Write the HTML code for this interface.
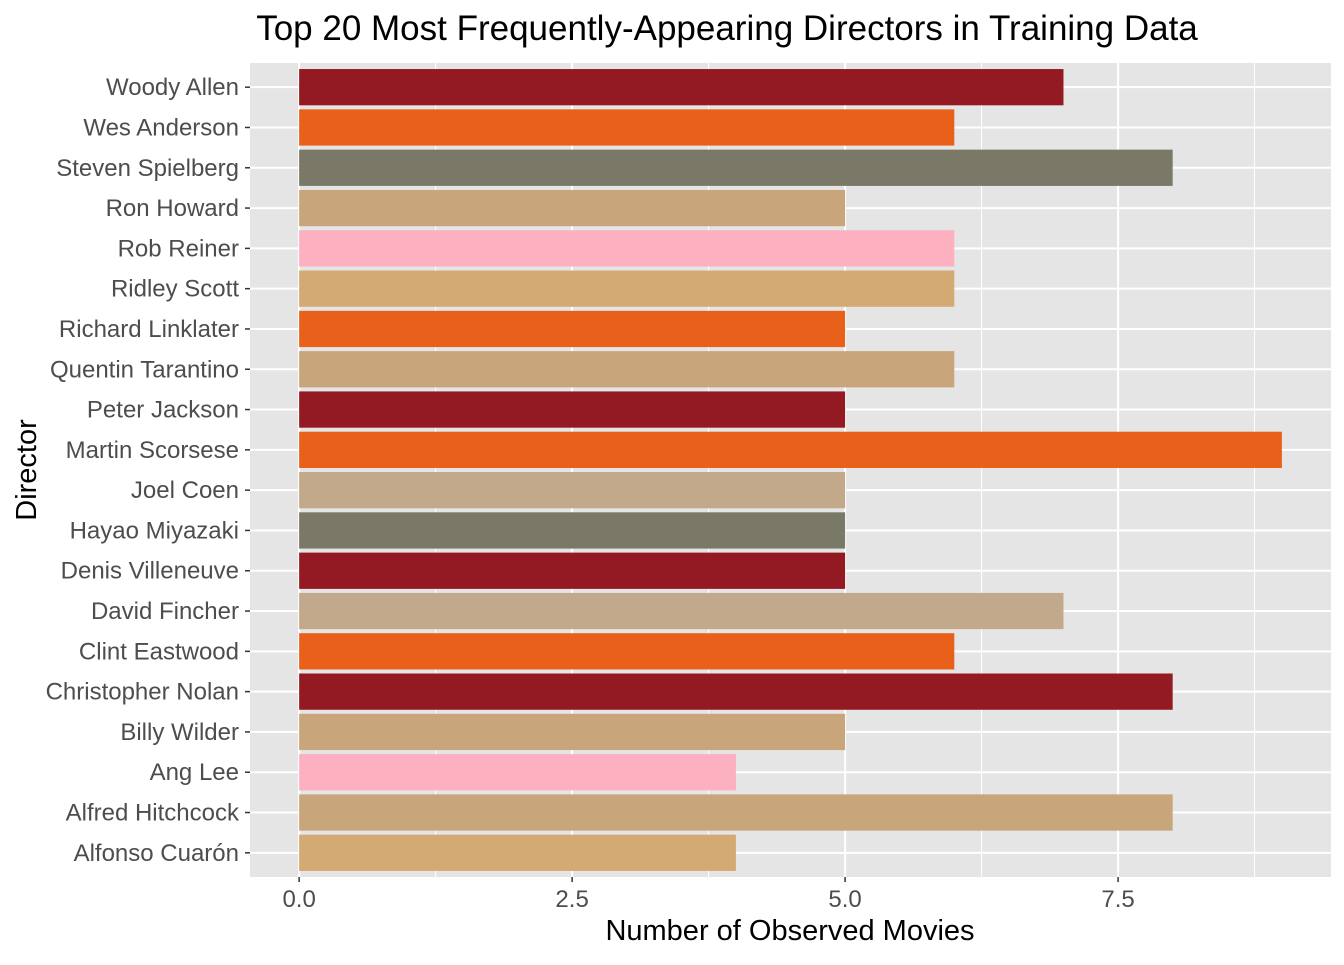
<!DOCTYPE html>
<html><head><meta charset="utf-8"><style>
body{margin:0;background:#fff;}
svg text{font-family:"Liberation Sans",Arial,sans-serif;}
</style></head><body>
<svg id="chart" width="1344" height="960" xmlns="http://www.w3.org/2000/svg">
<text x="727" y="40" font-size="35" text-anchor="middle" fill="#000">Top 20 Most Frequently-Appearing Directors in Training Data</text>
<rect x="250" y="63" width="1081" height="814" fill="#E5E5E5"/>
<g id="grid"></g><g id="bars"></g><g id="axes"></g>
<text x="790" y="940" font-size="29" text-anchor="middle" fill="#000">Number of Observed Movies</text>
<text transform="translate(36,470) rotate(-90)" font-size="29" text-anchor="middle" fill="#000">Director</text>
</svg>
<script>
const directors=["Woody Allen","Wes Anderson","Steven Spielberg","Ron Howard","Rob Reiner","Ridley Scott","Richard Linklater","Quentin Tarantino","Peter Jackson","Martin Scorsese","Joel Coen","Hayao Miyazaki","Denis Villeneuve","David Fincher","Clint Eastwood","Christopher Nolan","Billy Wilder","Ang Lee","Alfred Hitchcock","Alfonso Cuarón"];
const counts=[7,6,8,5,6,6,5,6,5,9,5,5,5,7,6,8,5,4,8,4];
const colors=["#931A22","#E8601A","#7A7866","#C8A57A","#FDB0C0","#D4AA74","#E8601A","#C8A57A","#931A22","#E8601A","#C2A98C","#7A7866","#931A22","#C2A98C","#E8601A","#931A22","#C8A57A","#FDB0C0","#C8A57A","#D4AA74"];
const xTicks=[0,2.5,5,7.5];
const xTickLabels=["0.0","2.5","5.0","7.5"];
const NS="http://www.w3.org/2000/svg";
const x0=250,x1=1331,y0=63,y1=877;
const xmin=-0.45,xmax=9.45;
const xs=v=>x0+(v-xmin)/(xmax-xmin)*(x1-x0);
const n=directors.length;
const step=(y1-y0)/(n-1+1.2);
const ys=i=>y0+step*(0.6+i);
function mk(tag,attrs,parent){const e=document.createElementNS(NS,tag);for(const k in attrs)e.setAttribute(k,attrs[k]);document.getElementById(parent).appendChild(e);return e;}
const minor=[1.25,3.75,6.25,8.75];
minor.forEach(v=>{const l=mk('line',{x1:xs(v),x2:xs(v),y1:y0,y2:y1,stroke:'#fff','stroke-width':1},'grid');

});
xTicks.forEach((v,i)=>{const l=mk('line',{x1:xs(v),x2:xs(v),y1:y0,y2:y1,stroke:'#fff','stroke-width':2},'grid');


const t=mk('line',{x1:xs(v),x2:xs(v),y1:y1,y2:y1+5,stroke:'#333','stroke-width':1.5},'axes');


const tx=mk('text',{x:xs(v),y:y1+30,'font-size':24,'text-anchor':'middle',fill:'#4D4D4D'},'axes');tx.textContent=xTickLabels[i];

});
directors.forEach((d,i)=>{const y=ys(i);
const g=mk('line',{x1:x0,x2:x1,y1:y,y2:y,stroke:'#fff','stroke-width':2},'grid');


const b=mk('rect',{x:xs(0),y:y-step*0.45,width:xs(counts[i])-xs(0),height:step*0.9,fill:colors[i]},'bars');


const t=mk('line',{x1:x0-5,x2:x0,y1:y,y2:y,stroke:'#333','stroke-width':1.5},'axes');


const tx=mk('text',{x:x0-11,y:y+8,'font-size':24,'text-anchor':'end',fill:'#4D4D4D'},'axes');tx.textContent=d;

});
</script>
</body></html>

==

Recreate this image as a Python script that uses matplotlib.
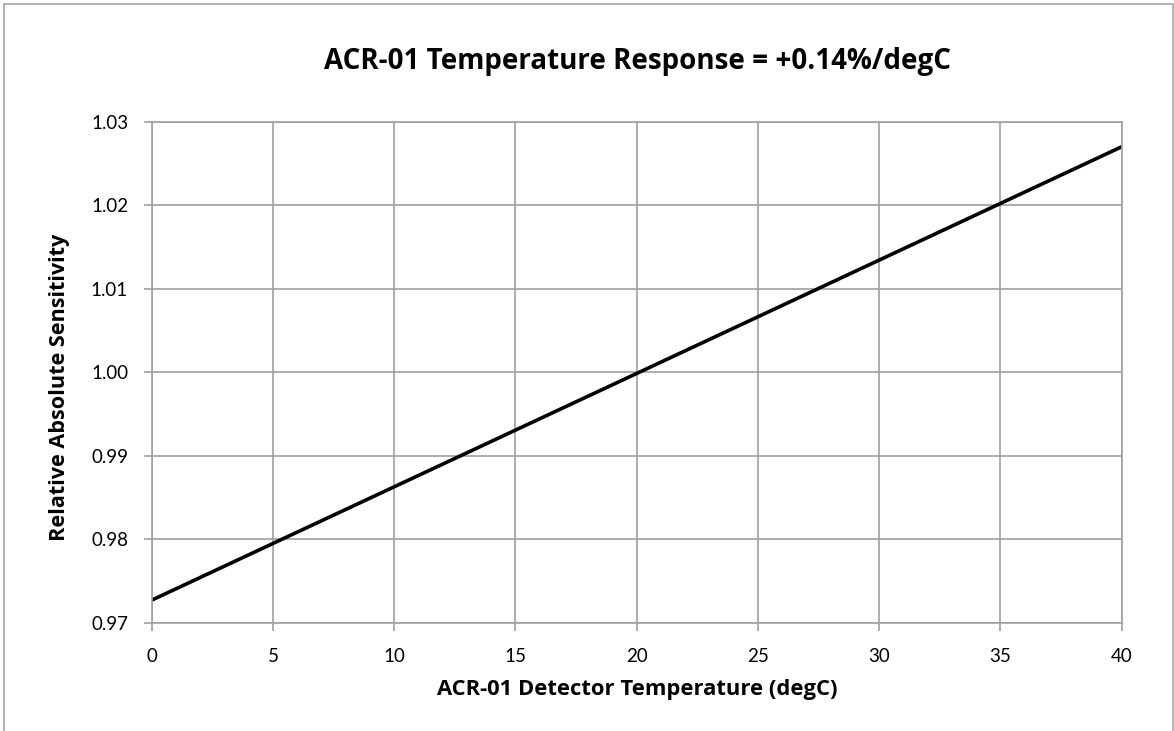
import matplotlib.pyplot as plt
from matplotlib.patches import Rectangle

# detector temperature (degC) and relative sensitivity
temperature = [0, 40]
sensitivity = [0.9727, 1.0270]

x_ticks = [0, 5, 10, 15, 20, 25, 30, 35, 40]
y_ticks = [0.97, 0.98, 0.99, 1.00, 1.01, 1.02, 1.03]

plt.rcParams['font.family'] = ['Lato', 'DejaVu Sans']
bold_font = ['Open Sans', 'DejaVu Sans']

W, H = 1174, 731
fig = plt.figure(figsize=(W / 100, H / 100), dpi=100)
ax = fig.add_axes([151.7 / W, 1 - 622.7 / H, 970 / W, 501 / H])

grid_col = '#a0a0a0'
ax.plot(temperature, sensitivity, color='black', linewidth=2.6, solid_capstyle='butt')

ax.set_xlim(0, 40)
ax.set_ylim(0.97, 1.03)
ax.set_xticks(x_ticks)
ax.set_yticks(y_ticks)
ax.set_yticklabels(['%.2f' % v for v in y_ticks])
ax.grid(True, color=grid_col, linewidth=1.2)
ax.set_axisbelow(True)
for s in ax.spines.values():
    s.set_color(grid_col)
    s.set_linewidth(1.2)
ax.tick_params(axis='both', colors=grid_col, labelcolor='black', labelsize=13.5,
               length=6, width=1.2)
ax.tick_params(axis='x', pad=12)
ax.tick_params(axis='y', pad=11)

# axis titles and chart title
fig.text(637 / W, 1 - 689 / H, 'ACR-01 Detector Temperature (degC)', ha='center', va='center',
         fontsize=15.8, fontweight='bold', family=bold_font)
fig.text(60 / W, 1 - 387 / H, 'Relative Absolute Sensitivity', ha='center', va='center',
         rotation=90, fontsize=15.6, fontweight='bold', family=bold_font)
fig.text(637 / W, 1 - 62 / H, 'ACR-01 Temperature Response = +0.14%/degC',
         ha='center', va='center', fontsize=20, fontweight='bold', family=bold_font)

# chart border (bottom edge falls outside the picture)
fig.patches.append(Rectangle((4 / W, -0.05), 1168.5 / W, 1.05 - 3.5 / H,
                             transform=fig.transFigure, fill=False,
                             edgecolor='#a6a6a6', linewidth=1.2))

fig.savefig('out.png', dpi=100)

...

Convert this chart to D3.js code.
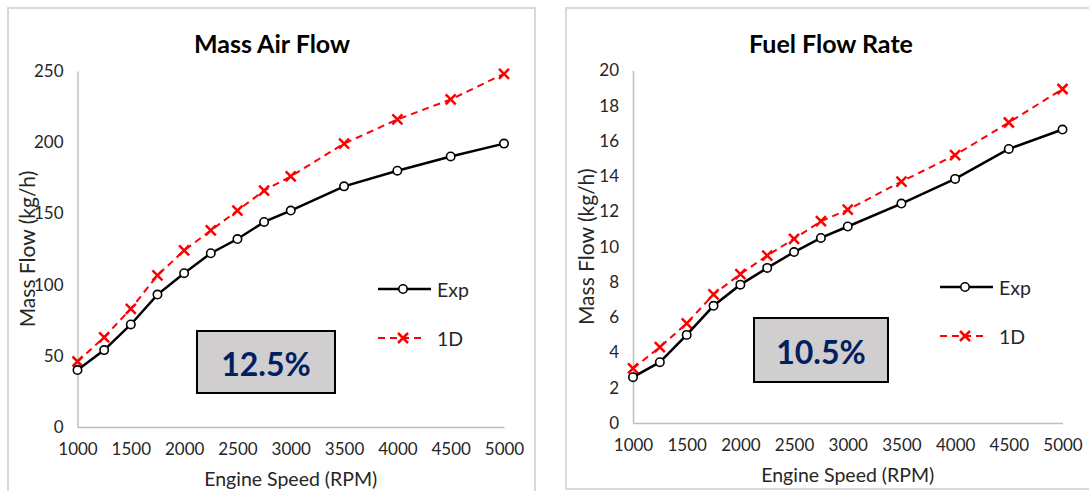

Task statement -
Could you quote, word for word, only the lines from the one containing "Recreate this image" through the one containing "bold_font = ['Open Sans', 'DejaVu Sans']", both included, and leave out any pictures?

Solution below -
Recreate this image as a Python script that uses matplotlib.
import matplotlib.pyplot as plt
from matplotlib.patches import Rectangle

# detector temperature (degC) and relative sensitivity
temperature = [0, 40]
sensitivity = [0.9727, 1.0270]

x_ticks = [0, 5, 10, 15, 20, 25, 30, 35, 40]
y_ticks = [0.97, 0.98, 0.99, 1.00, 1.01, 1.02, 1.03]

plt.rcParams['font.family'] = ['Lato', 'DejaVu Sans']
bold_font = ['Open Sans', 'DejaVu Sans']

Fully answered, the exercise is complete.